Exercise:
Reproduce the section of the listing that begins at the line containing "Write a LaTeX" and finishes at the line containing "(0,0) rectangle (990,482);". Include both end lines and nothing beyond them.

++++ Data to use

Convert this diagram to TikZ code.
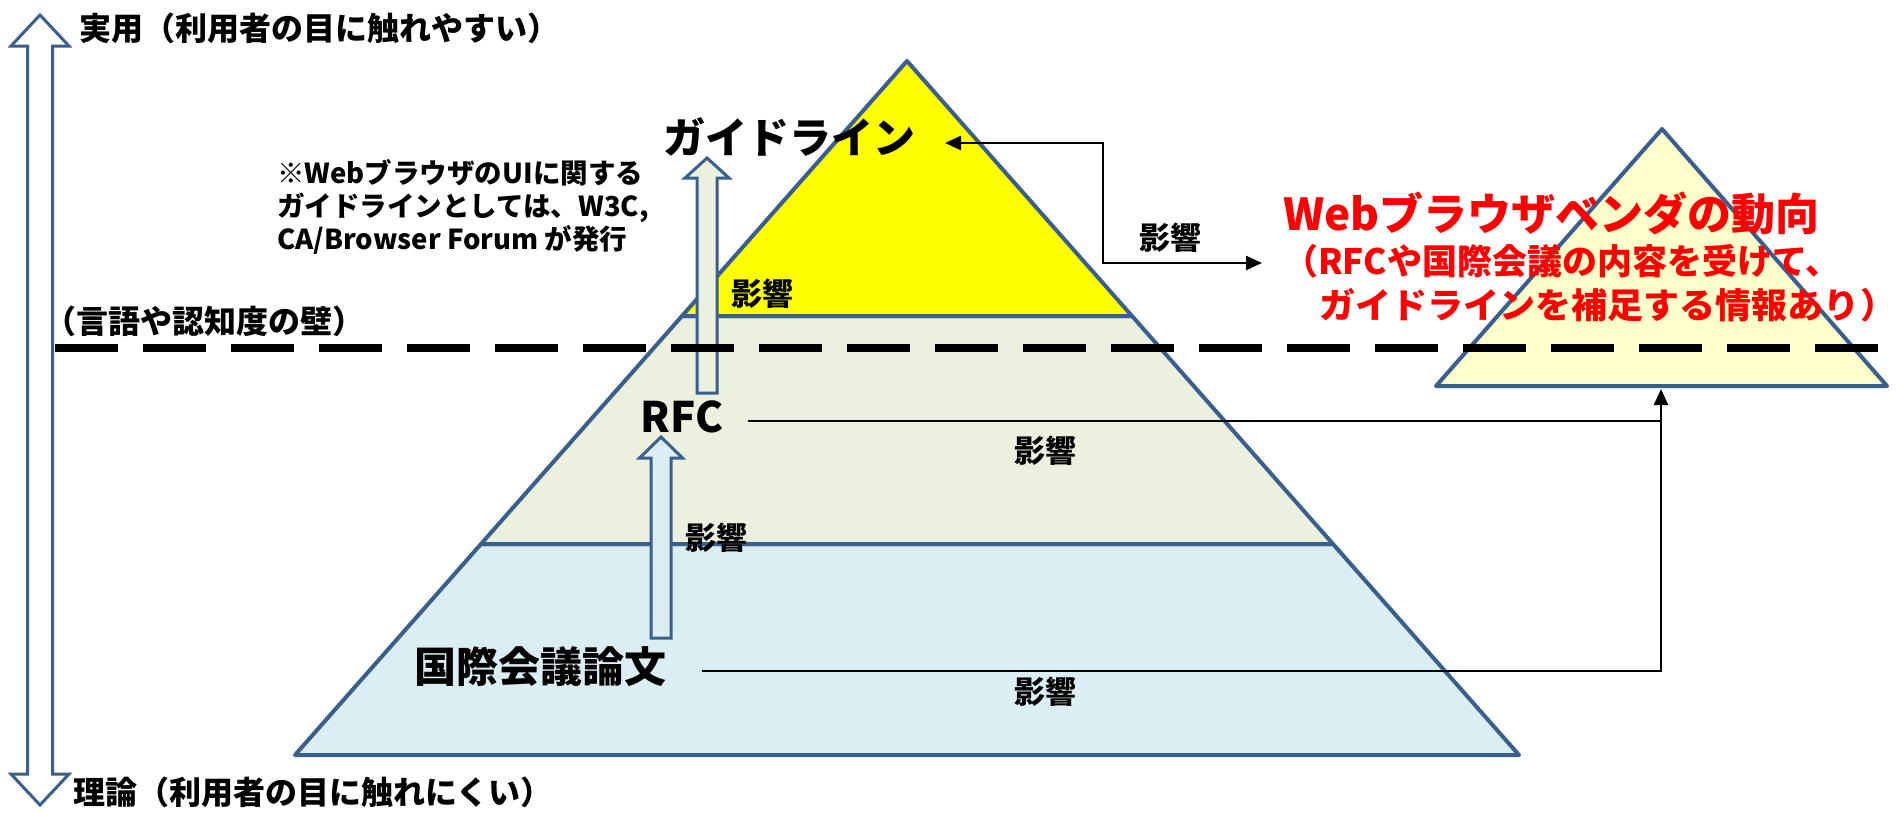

++++++++
++++ Data to use

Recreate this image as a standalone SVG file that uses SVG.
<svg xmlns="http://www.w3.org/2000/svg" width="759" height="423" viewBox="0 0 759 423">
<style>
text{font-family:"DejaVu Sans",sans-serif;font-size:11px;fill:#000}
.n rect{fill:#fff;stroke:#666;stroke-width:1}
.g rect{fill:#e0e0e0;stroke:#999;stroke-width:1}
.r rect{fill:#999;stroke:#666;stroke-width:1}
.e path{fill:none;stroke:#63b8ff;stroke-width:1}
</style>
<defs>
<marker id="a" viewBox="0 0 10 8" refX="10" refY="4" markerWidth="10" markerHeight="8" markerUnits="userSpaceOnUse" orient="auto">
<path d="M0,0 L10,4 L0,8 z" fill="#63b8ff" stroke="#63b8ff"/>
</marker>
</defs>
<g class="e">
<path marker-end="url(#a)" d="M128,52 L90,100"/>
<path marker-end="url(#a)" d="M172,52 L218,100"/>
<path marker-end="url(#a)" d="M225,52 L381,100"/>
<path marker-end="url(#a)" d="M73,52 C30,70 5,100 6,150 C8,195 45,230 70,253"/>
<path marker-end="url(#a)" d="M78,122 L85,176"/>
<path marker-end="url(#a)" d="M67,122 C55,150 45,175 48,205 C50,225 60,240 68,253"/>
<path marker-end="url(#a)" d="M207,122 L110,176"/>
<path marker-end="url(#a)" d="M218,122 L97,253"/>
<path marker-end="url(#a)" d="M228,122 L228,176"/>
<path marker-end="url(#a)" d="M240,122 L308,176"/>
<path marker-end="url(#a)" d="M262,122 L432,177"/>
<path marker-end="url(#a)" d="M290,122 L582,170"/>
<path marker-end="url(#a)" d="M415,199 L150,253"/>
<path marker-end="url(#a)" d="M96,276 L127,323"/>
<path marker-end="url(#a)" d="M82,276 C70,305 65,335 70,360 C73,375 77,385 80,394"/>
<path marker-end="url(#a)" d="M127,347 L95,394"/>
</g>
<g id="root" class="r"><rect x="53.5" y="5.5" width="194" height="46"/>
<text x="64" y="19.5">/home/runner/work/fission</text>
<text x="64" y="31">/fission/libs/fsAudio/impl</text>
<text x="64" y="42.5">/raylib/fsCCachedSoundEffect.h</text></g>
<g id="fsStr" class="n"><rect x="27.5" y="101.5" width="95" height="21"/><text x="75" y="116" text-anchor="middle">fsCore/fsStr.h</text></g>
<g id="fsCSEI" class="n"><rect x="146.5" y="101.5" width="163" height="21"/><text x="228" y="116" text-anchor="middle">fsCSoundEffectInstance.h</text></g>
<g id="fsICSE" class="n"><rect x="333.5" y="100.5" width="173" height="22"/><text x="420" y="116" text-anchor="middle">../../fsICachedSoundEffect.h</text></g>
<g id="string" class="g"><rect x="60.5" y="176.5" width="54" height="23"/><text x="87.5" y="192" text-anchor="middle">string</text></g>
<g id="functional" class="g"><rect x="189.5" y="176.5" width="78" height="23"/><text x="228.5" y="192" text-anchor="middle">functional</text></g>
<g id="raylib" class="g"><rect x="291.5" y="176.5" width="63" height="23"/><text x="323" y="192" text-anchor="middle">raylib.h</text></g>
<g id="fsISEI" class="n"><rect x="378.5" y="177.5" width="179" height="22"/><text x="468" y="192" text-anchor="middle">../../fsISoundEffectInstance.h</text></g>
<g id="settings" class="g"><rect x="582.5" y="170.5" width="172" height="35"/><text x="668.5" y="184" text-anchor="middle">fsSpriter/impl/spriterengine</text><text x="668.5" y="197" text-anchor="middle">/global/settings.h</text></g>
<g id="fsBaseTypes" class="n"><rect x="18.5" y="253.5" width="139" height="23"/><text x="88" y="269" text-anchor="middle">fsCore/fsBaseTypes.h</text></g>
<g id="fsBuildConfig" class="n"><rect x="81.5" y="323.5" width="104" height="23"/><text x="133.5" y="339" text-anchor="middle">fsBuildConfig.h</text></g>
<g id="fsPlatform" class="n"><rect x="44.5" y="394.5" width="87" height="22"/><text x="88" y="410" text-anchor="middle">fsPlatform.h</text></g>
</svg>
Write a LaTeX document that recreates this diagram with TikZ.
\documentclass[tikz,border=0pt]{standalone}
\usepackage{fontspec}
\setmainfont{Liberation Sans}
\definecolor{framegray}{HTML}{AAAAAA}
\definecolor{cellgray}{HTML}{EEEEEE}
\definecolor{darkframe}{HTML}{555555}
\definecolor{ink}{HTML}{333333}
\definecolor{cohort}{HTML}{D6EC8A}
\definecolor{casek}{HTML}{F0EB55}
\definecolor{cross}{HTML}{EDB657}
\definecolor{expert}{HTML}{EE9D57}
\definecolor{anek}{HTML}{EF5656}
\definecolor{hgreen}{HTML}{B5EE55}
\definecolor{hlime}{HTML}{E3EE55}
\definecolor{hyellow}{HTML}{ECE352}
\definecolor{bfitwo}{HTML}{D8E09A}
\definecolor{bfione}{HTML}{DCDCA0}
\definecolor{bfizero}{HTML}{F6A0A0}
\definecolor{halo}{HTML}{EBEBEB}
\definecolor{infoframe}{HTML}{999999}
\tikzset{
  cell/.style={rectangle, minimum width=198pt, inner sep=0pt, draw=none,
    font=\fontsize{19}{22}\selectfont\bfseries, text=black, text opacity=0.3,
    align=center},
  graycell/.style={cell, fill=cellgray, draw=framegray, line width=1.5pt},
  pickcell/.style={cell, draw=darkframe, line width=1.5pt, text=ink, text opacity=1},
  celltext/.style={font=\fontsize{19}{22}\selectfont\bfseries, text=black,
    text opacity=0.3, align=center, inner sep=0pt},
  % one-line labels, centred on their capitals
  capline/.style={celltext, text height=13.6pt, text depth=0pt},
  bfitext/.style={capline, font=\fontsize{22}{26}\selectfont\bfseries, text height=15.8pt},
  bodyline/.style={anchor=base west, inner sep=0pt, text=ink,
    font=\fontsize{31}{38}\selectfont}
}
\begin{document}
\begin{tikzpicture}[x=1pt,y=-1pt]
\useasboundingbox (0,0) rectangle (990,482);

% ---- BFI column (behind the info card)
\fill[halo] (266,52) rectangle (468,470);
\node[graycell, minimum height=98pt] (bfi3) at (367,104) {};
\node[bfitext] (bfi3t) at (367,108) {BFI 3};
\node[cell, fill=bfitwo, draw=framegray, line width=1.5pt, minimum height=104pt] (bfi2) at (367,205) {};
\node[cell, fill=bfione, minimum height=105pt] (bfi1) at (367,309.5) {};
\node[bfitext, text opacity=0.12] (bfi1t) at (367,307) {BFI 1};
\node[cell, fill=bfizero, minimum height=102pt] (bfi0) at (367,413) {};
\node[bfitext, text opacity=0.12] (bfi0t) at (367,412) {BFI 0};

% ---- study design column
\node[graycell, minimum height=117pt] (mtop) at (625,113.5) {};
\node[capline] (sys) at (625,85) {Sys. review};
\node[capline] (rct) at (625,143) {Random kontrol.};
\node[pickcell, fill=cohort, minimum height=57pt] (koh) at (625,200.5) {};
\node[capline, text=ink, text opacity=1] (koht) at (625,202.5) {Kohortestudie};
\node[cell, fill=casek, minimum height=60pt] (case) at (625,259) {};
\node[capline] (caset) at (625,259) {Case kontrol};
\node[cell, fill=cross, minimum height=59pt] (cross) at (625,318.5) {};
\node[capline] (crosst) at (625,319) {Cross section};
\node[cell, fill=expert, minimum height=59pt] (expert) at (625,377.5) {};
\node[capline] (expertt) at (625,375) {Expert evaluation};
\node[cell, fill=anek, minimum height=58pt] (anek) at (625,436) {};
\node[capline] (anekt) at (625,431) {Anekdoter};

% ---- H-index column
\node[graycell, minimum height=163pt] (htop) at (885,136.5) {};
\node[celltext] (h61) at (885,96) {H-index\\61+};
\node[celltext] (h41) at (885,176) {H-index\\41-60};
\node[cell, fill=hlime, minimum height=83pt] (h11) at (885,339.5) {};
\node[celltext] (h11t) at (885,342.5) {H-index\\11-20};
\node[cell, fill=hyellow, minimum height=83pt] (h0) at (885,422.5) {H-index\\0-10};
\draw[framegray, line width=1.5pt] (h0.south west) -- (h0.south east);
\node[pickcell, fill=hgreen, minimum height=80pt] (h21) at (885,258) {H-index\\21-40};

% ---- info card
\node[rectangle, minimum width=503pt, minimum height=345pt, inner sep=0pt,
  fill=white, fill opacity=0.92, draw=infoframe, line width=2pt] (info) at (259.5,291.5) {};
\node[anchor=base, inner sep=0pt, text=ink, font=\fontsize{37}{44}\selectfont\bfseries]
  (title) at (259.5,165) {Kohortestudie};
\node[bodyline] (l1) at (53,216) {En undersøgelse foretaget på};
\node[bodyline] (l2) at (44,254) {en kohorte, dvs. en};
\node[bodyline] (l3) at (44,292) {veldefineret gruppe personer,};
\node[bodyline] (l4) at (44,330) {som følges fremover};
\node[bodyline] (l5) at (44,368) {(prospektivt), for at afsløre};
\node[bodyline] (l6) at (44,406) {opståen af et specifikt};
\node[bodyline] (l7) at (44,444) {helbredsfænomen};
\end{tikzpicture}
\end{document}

++++++++

Answer to the problem:
Write a LaTeX document that recreates this diagram with TikZ.
\documentclass[tikz,border=0pt]{standalone}
\usepackage{fontspec}
\setmainfont{Liberation Sans}
\definecolor{framegray}{HTML}{AAAAAA}
\definecolor{cellgray}{HTML}{EEEEEE}
\definecolor{darkframe}{HTML}{555555}
\definecolor{ink}{HTML}{333333}
\definecolor{cohort}{HTML}{D6EC8A}
\definecolor{casek}{HTML}{F0EB55}
\definecolor{cross}{HTML}{EDB657}
\definecolor{expert}{HTML}{EE9D57}
\definecolor{anek}{HTML}{EF5656}
\definecolor{hgreen}{HTML}{B5EE55}
\definecolor{hlime}{HTML}{E3EE55}
\definecolor{hyellow}{HTML}{ECE352}
\definecolor{bfitwo}{HTML}{D8E09A}
\definecolor{bfione}{HTML}{DCDCA0}
\definecolor{bfizero}{HTML}{F6A0A0}
\definecolor{halo}{HTML}{EBEBEB}
\definecolor{infoframe}{HTML}{999999}
\tikzset{
  cell/.style={rectangle, minimum width=198pt, inner sep=0pt, draw=none,
    font=\fontsize{19}{22}\selectfont\bfseries, text=black, text opacity=0.3,
    align=center},
  graycell/.style={cell, fill=cellgray, draw=framegray, line width=1.5pt},
  pickcell/.style={cell, draw=darkframe, line width=1.5pt, text=ink, text opacity=1},
  celltext/.style={font=\fontsize{19}{22}\selectfont\bfseries, text=black,
    text opacity=0.3, align=center, inner sep=0pt},
  % one-line labels, centred on their capitals
  capline/.style={celltext, text height=13.6pt, text depth=0pt},
  bfitext/.style={capline, font=\fontsize{22}{26}\selectfont\bfseries, text height=15.8pt},
  bodyline/.style={anchor=base west, inner sep=0pt, text=ink,
    font=\fontsize{31}{38}\selectfont}
}
\begin{document}
\begin{tikzpicture}[x=1pt,y=-1pt]
\useasboundingbox (0,0) rectangle (990,482);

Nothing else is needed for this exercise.